Justice and Injustice
This play can also be described as a search for justice. The two murder victims are responsible for the death of a young child and the abuse of his siblings. The murderer has decided that justice has not been provided through social and legal means and so decides to dispense justice himself. The difficult question for Christie is how to make the murderer sympathetic without sacrificing law. She does this by making the initial murder an innocent child who suffered greatly. The first victim is the foster mother who was responsible for the child's death. The second victim is the magistrate who placed the boy in foster care. Christie adds to the second victim's appeal as a sacrifice for justice by giving her an unattractive personality. And to stack the deck further against the two female victims, she makes the murderer friendly and attractive, but emotionally and mentally disturbed. Accordingly, the audience is sympathetic to him and uncaring about the victims. In the end, justice has the appearance of having been served: the deranged young man is taken away to be treated and a sympathetic potential victim has been saved.

Order and Disorder
To establish a venue for murder, Christie creates a scenario that dismisses order from the stage and instead establishes disorder. She does this first with the snow storm that strands all the guests. The second step is to remove any chance of communication with the outside authorities. To do this the phone lines are cut, and the house is isolated. Next the detective's skis have disappeared and the audience realizes that the detective is stranded and unable to seek help. And finally, the guests and their hosts begin to fall apart and their veneer of civility is cracked enough for the audience to begin suspecting any or all of them to be a murderer.

Punishment
Modern audiences are conditioned to expect punishment as a response to crime. But for Christie, punishment depends more on circumstance than the crime committed. Although Georgie/Trotter has dispensed his own idea of punishment to his two murder victims, the audience is given ample reason to dislike the victims and like their murderer. The plot makes clear that Georgie is also a victim, and so his removal to a treatment center at the play's conclusion is a resolution the audience endorses. Generally, most audience members will feel that Georgie has suffered a great deal and that he is deserving of sympathy rather than condemnation. A second glance at the play reveals that he has almost claimed a third and more innocent victim, but since Mollie has not been injured (she leaves the stage unhurt and more concerned with her burned pie than her near death), the audience is permitted and encouraged to direct all its sympathy to the young man who was more victim than victimizer.

Revenge
Like punishment, revenge is the motivating force behind Georgie's deception. He is seeking revenge for his brother's death and revenge for the injuries he suffered.
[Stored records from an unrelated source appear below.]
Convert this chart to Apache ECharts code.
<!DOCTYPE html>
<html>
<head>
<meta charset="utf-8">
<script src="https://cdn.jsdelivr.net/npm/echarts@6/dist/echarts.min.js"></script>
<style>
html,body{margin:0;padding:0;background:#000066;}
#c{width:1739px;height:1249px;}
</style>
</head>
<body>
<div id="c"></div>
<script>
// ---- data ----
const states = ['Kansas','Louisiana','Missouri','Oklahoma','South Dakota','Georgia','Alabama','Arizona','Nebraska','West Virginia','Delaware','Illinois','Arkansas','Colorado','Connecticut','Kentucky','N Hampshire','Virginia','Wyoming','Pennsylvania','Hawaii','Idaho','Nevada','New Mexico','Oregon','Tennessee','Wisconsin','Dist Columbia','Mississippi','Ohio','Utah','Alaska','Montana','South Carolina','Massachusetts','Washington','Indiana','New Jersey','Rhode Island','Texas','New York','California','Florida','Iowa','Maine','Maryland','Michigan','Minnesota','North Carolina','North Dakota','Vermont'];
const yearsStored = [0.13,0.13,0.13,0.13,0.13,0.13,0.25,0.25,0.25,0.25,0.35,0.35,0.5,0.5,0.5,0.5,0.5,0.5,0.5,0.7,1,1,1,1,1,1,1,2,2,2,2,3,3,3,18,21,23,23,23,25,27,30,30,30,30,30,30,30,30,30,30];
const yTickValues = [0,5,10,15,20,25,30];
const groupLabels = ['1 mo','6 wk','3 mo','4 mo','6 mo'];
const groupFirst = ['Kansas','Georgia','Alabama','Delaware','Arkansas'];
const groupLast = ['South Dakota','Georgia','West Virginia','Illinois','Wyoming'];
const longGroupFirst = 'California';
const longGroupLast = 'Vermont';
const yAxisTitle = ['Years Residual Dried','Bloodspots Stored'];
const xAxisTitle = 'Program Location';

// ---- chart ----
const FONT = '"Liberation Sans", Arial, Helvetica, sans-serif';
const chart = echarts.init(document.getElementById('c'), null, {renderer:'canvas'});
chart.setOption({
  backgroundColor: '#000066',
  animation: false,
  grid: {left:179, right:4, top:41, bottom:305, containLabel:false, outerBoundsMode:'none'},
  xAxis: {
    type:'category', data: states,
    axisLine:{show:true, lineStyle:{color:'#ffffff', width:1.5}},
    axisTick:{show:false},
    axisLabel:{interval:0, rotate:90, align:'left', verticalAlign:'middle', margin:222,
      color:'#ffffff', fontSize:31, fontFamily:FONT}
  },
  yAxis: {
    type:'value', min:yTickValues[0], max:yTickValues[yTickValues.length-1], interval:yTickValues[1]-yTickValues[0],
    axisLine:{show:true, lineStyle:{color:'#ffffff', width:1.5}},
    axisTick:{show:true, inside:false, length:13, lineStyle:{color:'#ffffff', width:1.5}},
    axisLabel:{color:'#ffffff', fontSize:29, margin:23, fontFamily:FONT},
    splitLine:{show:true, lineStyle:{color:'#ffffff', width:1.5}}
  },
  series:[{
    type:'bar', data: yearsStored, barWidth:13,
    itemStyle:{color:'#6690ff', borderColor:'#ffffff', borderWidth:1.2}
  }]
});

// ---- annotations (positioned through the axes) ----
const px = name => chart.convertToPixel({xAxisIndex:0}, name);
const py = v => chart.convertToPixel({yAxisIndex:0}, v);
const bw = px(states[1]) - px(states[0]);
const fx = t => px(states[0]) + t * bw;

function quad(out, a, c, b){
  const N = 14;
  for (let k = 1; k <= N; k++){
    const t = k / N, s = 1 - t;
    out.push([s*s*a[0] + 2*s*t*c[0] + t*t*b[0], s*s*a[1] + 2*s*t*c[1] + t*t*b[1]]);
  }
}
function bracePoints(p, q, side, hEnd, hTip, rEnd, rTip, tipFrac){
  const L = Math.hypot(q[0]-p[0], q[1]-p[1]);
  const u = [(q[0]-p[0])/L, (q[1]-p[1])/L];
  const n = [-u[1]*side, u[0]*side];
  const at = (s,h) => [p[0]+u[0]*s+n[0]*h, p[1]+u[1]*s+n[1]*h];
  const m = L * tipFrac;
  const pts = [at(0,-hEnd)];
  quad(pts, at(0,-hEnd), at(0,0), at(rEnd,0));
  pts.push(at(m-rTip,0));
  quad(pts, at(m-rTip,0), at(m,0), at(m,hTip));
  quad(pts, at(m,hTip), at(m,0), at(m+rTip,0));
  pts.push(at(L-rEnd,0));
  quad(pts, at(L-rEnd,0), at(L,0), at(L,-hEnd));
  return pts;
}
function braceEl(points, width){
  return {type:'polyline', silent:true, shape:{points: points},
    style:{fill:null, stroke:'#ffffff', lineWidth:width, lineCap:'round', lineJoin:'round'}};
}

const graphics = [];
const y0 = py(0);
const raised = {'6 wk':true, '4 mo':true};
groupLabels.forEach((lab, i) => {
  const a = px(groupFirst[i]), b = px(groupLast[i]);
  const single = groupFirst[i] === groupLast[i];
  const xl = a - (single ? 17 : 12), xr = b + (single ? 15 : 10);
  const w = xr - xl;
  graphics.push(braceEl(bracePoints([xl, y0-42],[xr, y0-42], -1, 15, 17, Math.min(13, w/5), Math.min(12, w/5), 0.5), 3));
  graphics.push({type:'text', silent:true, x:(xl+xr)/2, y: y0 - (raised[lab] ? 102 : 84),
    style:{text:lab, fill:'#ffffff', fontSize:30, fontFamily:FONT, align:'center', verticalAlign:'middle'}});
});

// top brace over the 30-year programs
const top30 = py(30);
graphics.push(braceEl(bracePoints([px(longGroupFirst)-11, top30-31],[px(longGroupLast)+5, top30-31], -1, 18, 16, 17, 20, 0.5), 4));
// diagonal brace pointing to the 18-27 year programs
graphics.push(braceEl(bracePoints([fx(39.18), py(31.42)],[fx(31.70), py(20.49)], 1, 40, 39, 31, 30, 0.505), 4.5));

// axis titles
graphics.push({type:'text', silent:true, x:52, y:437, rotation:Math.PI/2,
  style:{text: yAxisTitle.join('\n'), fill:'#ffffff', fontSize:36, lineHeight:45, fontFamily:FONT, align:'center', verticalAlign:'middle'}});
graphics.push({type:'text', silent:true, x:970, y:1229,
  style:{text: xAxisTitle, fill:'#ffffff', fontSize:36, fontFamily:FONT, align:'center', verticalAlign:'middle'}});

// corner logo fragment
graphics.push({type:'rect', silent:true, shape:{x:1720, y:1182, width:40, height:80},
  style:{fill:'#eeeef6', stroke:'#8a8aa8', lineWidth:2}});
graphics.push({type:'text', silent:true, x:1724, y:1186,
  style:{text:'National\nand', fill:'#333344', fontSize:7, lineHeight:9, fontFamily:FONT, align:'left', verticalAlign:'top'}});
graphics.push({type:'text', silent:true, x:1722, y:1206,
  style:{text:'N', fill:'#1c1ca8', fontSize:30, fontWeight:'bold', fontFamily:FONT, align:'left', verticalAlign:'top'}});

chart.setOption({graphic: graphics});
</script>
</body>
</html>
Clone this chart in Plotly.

The two murder victims are unsympathetic characters, while the murderer is portrayed as both likable and emotionally unstable. All of these elements lead the audience to recognize and sympathize with the young man when he is unmasked at the play's conclusion. Forgotten is the fear and conflict that permeated the last act. But, since the last act takes place only ten minutes after the second victim's murder, presumably, their collective fear was not great. In fact, Christie leaves the audience with an understanding that all the guests are once again engaged in common-place activities.

Sanity and Insanity
Insanity is offered as both a mitigating reason for Georgie's actions and a justification for the murder of two people. Throughout the play the murderer is referred to several times as a homicidal maniac, but the connotation of maniac is someone who is unbalanced. In fact, the definition of maniac is a madman, a lunatic, someone who is violently insane. After Trotter is unmasked as Georgie, the audience, who has come to like the young man, is quick to accept that he is insane. Indeed the conclusion reveals that he is not going off to prison, but instead, he has been sedated and will be confined somewhere for treatment. His insanity is justified by the circumstances of his childhood. And it is a solution with which the audience is comfortable.